- [Aim of the exercise]
Without the pictures, extract every line from the start of the material to the line containing "y_ticks = [0, 10000, 20000, 30000, 40000, 50000, 60000]", both ends included.

>>>>>

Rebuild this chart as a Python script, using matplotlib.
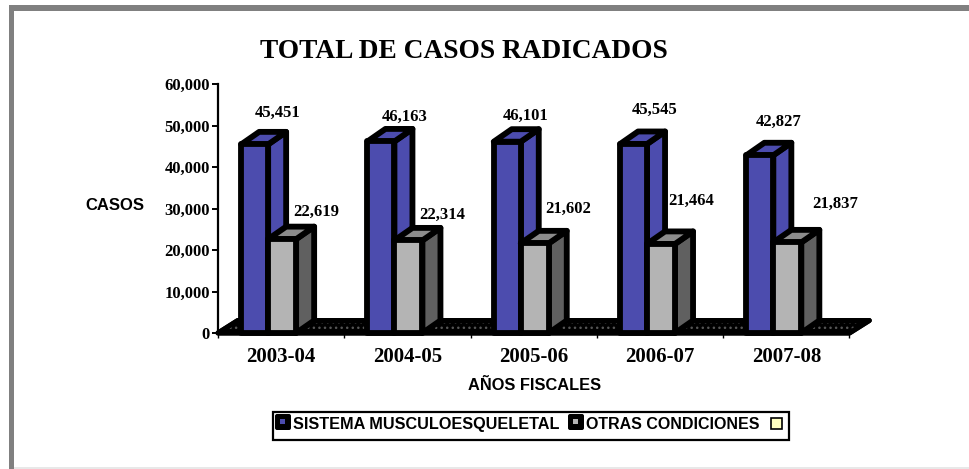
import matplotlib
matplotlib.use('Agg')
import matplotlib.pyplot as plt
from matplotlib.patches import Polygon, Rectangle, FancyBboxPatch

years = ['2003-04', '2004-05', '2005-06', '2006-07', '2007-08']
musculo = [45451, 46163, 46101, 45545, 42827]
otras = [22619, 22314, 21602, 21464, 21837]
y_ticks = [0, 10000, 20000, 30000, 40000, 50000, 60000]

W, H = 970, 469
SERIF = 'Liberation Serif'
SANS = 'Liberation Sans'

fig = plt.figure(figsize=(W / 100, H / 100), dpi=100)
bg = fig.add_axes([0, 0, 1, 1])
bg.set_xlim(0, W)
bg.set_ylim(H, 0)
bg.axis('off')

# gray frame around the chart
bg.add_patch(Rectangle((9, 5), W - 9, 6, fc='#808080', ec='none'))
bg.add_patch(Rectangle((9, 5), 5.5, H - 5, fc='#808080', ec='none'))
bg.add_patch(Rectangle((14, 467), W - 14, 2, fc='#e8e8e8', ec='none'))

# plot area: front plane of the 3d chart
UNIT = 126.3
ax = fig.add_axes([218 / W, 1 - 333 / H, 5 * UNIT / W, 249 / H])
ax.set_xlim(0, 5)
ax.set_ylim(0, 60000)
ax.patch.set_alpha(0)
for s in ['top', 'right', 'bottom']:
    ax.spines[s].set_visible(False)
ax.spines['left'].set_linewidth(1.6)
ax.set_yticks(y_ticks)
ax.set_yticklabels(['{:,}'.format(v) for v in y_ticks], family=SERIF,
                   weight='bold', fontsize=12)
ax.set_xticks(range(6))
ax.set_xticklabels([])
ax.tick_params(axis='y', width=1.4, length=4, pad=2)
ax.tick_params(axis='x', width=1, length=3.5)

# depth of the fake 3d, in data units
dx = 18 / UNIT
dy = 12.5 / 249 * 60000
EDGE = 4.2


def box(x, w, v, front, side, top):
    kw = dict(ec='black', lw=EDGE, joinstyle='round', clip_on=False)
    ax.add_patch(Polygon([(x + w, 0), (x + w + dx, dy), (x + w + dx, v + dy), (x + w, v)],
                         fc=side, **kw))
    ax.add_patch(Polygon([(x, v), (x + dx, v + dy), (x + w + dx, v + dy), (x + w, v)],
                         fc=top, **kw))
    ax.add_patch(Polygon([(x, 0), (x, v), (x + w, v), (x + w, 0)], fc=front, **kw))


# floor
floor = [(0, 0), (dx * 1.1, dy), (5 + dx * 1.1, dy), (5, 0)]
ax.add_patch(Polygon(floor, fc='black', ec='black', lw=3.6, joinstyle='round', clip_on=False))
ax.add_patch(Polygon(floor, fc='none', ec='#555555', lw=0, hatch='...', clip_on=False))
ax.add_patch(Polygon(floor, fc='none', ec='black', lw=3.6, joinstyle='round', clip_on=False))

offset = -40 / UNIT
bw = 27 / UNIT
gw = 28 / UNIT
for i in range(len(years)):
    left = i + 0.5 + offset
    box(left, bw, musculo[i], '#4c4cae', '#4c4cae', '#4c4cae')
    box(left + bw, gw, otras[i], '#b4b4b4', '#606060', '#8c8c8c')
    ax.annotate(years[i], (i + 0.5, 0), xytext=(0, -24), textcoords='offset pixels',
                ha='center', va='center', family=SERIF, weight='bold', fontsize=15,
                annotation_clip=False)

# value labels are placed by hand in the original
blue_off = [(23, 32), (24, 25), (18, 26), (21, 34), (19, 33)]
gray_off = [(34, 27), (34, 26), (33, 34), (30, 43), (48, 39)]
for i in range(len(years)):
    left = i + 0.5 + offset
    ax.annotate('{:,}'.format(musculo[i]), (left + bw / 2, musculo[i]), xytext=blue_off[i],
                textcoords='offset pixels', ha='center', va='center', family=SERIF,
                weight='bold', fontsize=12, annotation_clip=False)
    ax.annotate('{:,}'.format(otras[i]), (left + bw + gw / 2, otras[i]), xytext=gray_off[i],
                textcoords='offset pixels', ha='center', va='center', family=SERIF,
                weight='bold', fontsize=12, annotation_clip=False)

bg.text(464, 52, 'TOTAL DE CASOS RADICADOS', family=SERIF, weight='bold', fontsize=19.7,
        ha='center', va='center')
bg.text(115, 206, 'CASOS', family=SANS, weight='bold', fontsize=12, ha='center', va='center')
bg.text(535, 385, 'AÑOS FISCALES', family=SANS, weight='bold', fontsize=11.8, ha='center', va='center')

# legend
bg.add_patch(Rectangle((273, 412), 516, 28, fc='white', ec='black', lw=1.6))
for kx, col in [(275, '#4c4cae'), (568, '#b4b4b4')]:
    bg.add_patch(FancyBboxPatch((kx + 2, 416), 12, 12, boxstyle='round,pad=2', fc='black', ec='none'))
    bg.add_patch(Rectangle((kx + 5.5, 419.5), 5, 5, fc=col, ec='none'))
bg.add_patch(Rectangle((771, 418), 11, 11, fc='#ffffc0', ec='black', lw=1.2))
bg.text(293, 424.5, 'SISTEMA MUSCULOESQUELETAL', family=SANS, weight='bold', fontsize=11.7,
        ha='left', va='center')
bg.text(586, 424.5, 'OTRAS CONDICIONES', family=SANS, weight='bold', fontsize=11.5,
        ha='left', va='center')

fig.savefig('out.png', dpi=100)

<<<<<

- [Result for this exercise]
Rebuild this chart as a Python script, using matplotlib.
import matplotlib
matplotlib.use('Agg')
import matplotlib.pyplot as plt
from matplotlib.patches import Polygon, Rectangle, FancyBboxPatch

years = ['2003-04', '2004-05', '2005-06', '2006-07', '2007-08']
musculo = [45451, 46163, 46101, 45545, 42827]
otras = [22619, 22314, 21602, 21464, 21837]
y_ticks = [0, 10000, 20000, 30000, 40000, 50000, 60000]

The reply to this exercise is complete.